Saturday, April 21 and Sunday, April 22

How could pouring cereal get complicated? See how competitors in the Rube Goldberg Machine Contest have put their minds to making it a mechanical marathon.

You may not know why you know his name. But you know the kind of hilariously complex machines that engineer and cartoonist Rube Goldberg diagrammed to accomplish even the simplest of tasks. If it doesn’t involve a sequence of flames, strings, pulleys, rodents, magnifying glasses and gravity, it’s no “Rube Goldberg machine.” His name is even an adjective in the dictionary, akin to “convoluted.”

  • Saturday, April 21 and Sunday, April 22. Contest viewing opens at noon. Speakers: 2 and 3 p.m.
  • For all ages.

Imaginatively Involved

Now in its 30th year, the Rube Goldberg Machine Contest challenges students of all ages to devise and build their own convoluted contraptions to solve a simple “problem.” This year’s competition challenge: Pour a Bowl of Cereal.

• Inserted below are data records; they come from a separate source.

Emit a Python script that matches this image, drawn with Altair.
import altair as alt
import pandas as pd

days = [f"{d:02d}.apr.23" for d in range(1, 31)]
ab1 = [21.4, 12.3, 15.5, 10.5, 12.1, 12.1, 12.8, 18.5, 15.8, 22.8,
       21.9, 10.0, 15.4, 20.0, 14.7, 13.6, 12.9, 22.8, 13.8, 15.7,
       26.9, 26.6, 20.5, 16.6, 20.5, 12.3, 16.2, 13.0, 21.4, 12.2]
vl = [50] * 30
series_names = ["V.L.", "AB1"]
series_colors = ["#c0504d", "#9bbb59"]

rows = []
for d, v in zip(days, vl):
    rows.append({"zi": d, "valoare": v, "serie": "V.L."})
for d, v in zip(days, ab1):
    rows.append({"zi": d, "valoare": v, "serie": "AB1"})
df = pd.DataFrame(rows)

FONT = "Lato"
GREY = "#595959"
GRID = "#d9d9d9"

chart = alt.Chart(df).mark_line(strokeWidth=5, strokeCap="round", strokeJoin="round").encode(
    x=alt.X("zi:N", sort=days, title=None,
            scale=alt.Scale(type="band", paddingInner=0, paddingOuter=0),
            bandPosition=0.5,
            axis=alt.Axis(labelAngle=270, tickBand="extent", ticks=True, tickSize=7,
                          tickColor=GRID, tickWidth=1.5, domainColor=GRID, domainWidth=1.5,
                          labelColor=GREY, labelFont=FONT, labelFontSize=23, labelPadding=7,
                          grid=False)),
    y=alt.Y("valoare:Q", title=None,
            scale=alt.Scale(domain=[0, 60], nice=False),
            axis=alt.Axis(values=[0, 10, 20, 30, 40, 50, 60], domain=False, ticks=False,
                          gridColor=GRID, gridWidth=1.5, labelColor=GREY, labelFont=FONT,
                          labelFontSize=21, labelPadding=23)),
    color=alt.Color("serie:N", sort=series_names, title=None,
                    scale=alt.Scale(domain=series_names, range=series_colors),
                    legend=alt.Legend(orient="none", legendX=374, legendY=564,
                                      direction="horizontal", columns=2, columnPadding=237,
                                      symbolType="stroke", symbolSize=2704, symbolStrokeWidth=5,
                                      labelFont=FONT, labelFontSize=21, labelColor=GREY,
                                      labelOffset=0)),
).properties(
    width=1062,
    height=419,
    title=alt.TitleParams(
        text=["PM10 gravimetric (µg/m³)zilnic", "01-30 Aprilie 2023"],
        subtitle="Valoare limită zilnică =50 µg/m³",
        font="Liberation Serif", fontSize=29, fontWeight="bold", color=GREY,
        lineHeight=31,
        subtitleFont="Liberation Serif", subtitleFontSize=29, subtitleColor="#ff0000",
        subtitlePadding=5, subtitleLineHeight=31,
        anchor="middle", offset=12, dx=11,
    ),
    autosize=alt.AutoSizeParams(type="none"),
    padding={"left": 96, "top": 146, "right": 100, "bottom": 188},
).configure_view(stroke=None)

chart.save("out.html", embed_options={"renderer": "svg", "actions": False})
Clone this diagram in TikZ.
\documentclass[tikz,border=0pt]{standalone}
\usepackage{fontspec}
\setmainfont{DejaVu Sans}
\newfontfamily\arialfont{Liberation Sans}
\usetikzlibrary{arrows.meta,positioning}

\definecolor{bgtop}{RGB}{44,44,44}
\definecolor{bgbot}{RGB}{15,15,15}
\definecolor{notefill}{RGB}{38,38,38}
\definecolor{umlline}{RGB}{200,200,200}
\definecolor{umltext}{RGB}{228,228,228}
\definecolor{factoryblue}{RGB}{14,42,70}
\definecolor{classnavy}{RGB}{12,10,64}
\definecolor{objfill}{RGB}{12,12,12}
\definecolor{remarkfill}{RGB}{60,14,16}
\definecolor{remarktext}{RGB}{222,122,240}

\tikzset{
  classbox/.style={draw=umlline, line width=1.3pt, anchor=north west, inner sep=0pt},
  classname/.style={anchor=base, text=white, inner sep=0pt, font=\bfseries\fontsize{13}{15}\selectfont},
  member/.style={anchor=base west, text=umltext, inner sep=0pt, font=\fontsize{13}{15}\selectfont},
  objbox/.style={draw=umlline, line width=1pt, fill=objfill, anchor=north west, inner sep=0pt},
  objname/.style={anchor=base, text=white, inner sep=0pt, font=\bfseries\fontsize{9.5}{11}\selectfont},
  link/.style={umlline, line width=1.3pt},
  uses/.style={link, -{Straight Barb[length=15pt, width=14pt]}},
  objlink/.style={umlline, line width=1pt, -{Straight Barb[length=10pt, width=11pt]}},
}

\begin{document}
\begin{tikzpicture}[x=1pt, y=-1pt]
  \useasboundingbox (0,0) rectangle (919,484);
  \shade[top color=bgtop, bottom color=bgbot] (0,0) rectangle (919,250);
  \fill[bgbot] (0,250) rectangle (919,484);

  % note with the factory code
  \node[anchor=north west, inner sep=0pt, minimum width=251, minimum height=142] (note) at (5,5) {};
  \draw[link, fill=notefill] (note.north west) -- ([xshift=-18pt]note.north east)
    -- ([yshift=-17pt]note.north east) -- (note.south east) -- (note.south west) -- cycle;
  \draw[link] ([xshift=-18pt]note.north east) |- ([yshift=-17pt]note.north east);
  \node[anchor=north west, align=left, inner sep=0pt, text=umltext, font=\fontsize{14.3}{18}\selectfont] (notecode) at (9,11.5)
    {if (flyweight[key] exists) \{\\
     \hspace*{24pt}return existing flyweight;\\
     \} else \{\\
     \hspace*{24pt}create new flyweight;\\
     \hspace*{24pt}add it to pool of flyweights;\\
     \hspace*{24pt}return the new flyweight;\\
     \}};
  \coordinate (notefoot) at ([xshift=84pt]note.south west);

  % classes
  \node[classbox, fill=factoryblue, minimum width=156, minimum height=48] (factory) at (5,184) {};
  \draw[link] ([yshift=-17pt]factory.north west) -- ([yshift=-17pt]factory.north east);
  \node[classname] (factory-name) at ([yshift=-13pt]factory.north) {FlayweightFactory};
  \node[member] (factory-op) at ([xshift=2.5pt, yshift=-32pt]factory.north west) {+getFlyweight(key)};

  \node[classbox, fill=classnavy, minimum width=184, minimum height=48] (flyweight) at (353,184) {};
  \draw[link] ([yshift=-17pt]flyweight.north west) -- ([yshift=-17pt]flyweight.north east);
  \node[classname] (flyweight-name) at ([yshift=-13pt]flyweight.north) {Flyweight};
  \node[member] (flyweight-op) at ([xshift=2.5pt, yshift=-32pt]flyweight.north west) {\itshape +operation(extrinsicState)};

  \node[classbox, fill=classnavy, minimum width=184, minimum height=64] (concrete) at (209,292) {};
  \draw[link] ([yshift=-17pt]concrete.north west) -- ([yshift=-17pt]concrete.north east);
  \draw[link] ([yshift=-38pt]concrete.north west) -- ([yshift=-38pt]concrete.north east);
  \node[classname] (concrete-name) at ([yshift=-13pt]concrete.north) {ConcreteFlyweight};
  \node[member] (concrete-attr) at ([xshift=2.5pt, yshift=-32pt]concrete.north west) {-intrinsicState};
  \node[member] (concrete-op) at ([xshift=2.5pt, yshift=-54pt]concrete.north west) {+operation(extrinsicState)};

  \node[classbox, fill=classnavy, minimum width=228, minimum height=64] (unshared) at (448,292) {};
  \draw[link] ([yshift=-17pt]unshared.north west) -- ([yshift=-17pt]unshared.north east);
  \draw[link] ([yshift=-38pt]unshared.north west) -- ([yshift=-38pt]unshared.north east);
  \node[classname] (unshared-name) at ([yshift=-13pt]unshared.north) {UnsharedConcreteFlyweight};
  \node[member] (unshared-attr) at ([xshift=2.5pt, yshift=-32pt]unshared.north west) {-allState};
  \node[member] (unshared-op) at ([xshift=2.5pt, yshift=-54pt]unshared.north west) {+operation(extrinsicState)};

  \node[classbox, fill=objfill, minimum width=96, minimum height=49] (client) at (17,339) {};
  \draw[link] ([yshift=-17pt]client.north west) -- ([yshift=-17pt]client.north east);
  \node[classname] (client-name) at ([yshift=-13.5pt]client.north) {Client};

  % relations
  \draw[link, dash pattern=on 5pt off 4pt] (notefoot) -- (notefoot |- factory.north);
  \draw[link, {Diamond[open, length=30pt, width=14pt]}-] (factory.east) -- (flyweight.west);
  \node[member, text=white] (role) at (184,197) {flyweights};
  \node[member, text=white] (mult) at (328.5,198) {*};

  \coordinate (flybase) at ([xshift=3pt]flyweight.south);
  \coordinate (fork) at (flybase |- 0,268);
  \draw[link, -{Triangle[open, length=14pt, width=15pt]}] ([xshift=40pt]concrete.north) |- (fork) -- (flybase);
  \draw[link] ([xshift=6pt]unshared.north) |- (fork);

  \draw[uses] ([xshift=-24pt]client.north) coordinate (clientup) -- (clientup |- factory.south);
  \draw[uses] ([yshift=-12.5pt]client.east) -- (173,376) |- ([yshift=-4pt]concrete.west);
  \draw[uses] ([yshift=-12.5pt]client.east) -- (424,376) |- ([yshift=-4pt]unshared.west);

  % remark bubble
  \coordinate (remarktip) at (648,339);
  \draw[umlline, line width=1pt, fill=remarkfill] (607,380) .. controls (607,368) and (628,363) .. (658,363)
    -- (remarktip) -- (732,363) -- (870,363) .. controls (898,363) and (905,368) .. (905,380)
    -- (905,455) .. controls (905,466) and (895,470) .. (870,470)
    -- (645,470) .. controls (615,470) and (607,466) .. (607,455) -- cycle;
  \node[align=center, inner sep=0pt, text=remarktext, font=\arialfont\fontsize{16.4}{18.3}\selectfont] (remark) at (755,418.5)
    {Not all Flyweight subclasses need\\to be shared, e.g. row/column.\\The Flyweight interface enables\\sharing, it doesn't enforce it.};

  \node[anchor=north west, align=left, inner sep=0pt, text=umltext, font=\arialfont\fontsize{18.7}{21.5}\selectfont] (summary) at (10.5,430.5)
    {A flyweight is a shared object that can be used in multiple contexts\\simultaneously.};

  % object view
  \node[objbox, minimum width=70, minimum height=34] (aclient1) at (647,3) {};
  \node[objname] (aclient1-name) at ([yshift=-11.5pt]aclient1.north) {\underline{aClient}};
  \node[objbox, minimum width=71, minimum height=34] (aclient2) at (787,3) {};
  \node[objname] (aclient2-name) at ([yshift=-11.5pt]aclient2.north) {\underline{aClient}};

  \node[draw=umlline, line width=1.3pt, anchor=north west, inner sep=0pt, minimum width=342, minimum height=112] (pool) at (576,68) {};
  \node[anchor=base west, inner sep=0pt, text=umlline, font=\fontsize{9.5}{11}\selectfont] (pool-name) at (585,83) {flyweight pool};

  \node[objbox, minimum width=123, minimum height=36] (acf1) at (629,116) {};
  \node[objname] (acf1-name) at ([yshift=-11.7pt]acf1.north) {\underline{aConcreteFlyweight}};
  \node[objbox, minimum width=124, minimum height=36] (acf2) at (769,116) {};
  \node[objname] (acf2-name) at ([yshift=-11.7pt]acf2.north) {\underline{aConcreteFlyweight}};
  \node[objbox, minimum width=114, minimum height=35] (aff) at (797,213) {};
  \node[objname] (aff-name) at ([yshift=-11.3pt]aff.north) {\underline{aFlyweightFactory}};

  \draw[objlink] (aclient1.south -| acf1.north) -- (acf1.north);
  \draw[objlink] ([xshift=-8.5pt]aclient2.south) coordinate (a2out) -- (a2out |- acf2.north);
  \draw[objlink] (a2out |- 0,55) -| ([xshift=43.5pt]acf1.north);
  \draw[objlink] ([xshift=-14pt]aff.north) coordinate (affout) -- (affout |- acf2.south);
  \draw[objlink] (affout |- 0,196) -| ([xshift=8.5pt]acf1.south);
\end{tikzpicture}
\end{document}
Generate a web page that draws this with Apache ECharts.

MSI is proud to host this year’s Contest Finals over two days, April 21 and 22. Museum guests are welcome to meet the competitors and see the machines they designed to swing, burn, catapult, scurry, roll and hammer their way to the top. Cereal will be spilled—let the flakes fall where they may.


Special Guests

Both days of the Rube Goldberg Machine Contest Finals will also feature these special guests:

Jennifer George will present a personal look at her grandfather, Rube Goldberg, from his early San Francisco years to his rise to the top of his field in cartooning in New York City. She will also discuss his legacy for future generations, and will take your questions.

Saturday and Sunday at 2:00 p.m. (West Pavilion Auditorium)

Ed Steckley is a Reuben Award-winning illustrator in New York City, specializing in illustration for children books, product packaging and advertising. He is also the illustrator of the new book, Rube Goldberg’s Simple Normal Humdrum School Day.

Saturday and Sunday at 2:00 p.m. (West Pavilion)

Joseph Herscher has built useless machines viewed by millions on YouTube and television. He’ll talk about his creative process and explore the magic behind Rube Goldberg machines. Why are people mesmerized watching familiar objects used in unfamiliar and playful ways?

Saturday and Sunday at 3:00 p.m. (West Pavilion Auditorium)

Included with Museum Entry

The contest and special guests are free with Museum Entry. The contest opens to the public at noon on both days.

Allergen Information

Products containing peanuts will be exposed in this area.